Optimized Implementation
The optimized version handles arbitrary ranges by normalizing inputs, and uses a configurable number of buckets rather than always n. It also handles integer inputs by converting them to a floating-point ratio over the observed range.
fn insertion_sort_f64(bucket: &mut Vec<f64>) {
for i in 1..bucket.len() {
let key = bucket[i];
let mut j = i;
while j > 0 && bucket[j - 1] > key {
bucket[j] = bucket[j - 1];
j -= 1;
}
bucket[j] = key;
}
}
fn bucket_sort(data: &[f64], num_buckets: usize) -> Vec<f64> {
let n = data.len();
if n == 0 || num_buckets == 0 {
return data.to_vec();
}
// Find actual value range
let min = data.iter().cloned().fold(f64::INFINITY, f64::min);
let max = data.iter().cloned().fold(f64::NEG_INFINITY, f64::max);
// All elements are identical — already sorted
if (max - min).abs() < f64::EPSILON {
return data.to_vec();
}
let range = max - min;
let mut buckets: Vec<Vec<f64>> = vec![Vec::new(); num_buckets];
// Scatter: normalize each element to [0, 1) then map to a bucket index
for &x in data {
let normalized = (x - min) / range;
let idx = (normalized * num_buckets as f64).floor() as usize;
// Clamp so that x == max lands in the last bucket
let idx = idx.min(num_buckets - 1);
buckets[idx].push(x);
}
// Sort each bucket and gather
let mut result = Vec::with_capacity(n);
for bucket in &mut buckets {
insertion_sort_f64(bucket);
result.extend_from_slice(bucket);
}
result
}
// Convenience wrapper for integer inputs
fn bucket_sort_ints(data: &[i64], num_buckets: usize) -> Vec<i64> {
let floats: Vec<f64> = data.iter().map(|&x| x as f64).collect();
let sorted = bucket_sort(&floats, num_buckets);
sorted.iter().map(|&x| x as i64).collect()
}
fn main() {
// Float input — arbitrary range
let data = vec![0.78, 0.17, 0.39, 0.26, 0.72, 0.94, 0.21, 0.12, 0.23, 0.68];
let sorted = bucket_sort(&data, 10);
println!("{:.2?}", sorted);
// Integer input
let ints = vec![34i64, 7, 23, 32, 5, 62];
let sorted_ints = bucket_sort_ints(&ints, 6);
println!("{:?}", sorted_ints); // [5, 7, 23, 32, 34, 62]

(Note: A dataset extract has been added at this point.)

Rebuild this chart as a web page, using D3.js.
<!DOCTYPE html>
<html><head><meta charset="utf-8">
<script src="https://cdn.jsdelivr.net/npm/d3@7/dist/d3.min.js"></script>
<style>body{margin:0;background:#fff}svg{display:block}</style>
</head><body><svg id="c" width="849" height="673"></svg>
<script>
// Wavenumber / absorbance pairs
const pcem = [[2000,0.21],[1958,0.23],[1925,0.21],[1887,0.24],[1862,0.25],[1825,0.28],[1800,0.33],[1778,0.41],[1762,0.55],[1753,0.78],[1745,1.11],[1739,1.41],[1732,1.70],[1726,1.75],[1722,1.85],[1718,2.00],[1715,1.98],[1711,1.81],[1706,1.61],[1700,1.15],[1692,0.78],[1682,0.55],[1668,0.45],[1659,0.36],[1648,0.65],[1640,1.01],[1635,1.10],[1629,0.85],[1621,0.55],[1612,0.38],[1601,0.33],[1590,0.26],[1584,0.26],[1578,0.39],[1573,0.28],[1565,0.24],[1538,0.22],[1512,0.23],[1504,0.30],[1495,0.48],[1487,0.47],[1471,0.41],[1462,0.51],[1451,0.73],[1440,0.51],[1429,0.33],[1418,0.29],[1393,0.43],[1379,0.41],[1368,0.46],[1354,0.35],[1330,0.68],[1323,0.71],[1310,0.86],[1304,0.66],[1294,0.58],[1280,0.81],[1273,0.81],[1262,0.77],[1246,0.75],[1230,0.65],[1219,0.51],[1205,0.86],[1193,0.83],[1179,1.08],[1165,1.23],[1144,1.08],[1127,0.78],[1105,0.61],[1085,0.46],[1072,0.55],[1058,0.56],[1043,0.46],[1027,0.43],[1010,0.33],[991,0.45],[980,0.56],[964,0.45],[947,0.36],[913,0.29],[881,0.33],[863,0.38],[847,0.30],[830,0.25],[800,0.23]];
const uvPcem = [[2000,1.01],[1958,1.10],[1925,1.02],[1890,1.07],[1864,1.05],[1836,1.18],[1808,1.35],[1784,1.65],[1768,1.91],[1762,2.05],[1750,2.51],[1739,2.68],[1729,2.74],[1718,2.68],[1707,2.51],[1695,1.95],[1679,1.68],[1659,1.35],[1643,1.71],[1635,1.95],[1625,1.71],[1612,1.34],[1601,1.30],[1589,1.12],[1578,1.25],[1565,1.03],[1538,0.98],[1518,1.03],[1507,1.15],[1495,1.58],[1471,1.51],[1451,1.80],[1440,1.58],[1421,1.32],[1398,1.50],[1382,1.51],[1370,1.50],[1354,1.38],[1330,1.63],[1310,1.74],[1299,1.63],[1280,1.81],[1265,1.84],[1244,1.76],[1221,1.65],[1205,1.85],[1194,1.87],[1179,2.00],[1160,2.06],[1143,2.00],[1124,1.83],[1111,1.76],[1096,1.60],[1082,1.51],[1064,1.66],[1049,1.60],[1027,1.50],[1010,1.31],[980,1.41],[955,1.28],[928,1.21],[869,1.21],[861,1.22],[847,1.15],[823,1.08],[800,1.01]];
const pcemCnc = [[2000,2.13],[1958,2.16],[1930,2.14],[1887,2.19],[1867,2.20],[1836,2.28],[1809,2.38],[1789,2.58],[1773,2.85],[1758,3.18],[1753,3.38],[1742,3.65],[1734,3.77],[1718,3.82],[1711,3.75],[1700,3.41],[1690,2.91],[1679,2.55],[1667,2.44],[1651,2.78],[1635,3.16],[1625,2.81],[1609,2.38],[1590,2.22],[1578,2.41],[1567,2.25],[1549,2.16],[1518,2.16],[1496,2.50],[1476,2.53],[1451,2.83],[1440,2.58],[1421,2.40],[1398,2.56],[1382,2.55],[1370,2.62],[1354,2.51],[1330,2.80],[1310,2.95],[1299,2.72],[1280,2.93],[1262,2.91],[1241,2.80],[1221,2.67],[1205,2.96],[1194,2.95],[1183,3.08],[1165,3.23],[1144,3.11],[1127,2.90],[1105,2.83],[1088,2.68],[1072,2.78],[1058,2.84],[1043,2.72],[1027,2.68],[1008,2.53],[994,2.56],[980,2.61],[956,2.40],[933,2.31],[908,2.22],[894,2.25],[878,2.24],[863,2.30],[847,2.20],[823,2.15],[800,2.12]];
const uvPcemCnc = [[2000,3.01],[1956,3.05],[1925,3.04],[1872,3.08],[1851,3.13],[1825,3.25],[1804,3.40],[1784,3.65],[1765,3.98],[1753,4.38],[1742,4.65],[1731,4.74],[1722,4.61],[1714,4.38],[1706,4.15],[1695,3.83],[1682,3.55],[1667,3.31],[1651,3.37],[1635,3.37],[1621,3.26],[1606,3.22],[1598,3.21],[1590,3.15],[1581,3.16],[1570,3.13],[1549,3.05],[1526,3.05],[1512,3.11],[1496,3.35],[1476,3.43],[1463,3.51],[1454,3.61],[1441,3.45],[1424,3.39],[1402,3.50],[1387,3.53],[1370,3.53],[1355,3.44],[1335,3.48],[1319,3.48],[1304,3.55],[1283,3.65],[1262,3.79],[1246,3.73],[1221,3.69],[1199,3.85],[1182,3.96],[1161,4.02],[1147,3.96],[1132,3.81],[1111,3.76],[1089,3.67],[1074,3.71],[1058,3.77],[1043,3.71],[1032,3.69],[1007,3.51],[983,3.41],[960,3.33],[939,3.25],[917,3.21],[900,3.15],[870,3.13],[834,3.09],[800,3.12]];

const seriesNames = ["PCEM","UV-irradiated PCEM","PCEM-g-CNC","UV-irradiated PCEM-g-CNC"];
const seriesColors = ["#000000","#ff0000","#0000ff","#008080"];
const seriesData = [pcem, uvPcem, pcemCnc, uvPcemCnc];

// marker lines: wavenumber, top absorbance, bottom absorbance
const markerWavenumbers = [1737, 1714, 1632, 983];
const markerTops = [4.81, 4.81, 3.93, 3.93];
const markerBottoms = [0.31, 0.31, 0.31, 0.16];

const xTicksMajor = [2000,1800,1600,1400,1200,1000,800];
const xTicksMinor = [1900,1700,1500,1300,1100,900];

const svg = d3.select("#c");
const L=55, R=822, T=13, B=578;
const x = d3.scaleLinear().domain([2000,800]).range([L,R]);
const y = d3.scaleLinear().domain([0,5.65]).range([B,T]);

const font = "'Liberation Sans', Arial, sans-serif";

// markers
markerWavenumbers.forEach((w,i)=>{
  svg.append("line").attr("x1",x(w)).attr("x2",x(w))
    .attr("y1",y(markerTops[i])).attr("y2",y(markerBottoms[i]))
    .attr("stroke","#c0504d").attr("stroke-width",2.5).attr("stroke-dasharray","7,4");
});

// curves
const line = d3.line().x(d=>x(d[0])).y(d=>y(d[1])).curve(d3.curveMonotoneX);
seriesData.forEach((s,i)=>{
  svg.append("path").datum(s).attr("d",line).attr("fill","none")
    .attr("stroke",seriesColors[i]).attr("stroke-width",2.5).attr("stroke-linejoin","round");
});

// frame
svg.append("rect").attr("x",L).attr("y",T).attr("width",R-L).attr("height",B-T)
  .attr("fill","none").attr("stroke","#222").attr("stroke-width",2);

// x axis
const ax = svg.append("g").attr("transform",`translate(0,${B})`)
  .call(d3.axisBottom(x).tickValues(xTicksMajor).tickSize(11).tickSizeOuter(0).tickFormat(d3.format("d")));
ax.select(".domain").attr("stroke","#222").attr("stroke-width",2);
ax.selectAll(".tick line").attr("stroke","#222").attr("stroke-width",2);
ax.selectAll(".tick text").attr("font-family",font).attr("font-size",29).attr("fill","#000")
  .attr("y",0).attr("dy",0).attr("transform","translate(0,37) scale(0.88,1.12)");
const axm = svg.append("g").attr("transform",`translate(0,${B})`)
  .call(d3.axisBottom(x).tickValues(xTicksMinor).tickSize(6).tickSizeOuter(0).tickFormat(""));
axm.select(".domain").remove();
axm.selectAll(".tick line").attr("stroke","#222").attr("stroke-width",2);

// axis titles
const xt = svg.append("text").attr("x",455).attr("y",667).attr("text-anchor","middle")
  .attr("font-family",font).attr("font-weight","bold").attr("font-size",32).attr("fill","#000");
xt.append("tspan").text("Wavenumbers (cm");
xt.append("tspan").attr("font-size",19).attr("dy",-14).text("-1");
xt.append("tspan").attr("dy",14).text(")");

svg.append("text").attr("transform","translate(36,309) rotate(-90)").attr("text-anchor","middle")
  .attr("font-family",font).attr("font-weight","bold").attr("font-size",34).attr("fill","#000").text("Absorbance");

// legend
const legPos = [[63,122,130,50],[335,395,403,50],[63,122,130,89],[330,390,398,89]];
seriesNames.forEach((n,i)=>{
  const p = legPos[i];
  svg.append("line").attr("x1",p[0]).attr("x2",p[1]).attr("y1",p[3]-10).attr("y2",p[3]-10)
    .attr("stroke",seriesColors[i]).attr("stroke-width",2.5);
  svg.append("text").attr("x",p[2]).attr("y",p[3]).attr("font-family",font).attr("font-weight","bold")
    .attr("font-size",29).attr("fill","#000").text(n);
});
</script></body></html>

}The normalization step (x - min) / range maps any range onto [0, 1), making the bucket index formula identical regardless of the original value domain. Choosing num_buckets close to n keeps the expected bucket size near 1.
Time Complexity
| Case | Time | Explanation |
|---|---|---|
| Best | O(n) | All buckets receive exactly one element; no sorting needed inside each |
| Average | O(n + k) | k buckets, each with n/k elements; insertion sort on size-s list is O(s²), expected total is O(n) when uniform |
| Worst | O(n²) | All n elements fall into one bucket; insertion sort on that bucket is O(n²) |
The average-case analysis assumes elements are drawn from a uniform distribution over the range. Under that assumption, the expected number of elements per bucket is n/k, and the expected total insertion-sort work across all buckets is k × O((n/k)²) = O(n²/k). Setting k = n gives O(n) expected time.

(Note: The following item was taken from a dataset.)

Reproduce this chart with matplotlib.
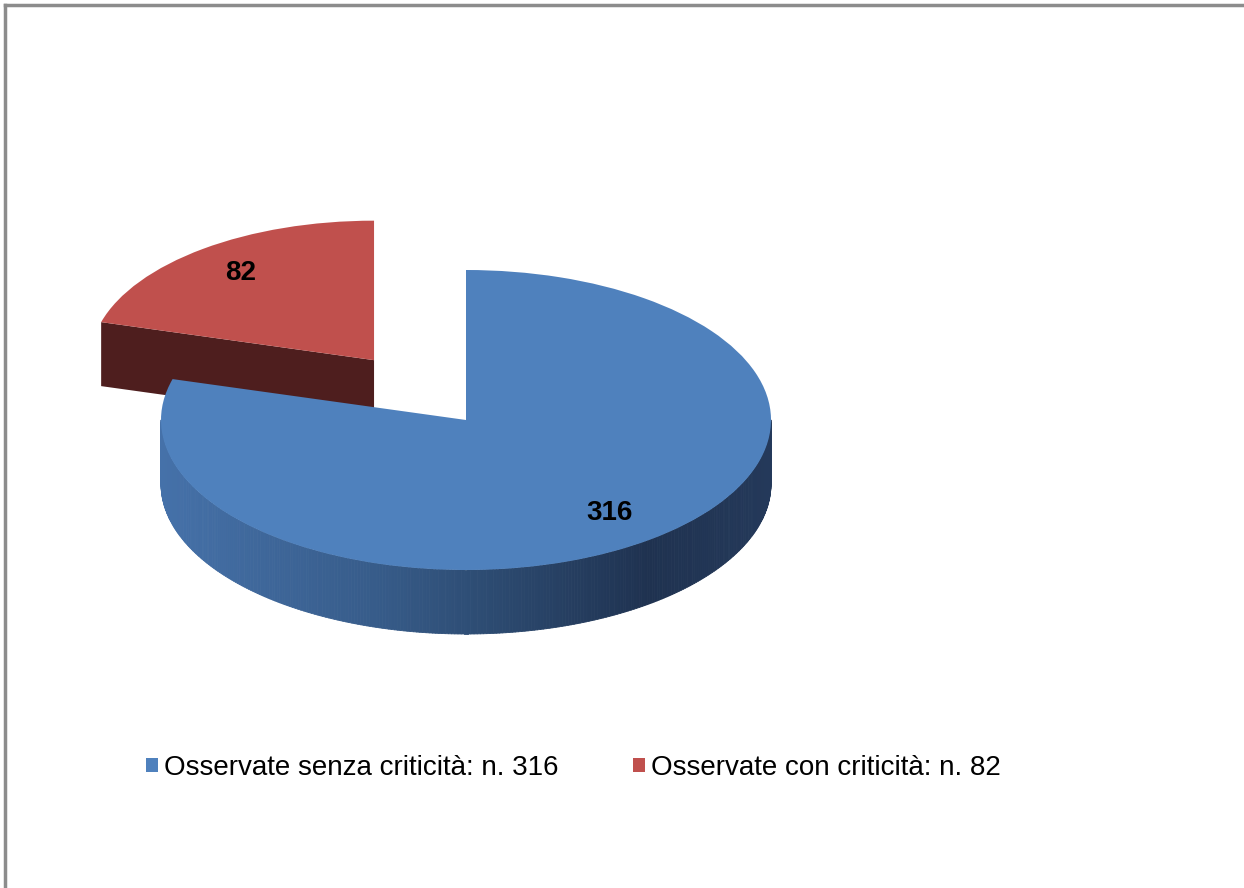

The worst case is not a degenerate input distribution — it is any input that sends all elements to the same bucket, such as all elements being identical. The normalization in the optimized version handles the all-equal edge case separately to avoid O(n²) in that situation.
Space Complexity
O(n + k): the k bucket structures hold all n elements at peak, and the output array is size n. When k equals n (the standard choice), total space is O(n). The bucket vectors themselves also carry some pointer overhead per bucket, which is O(k).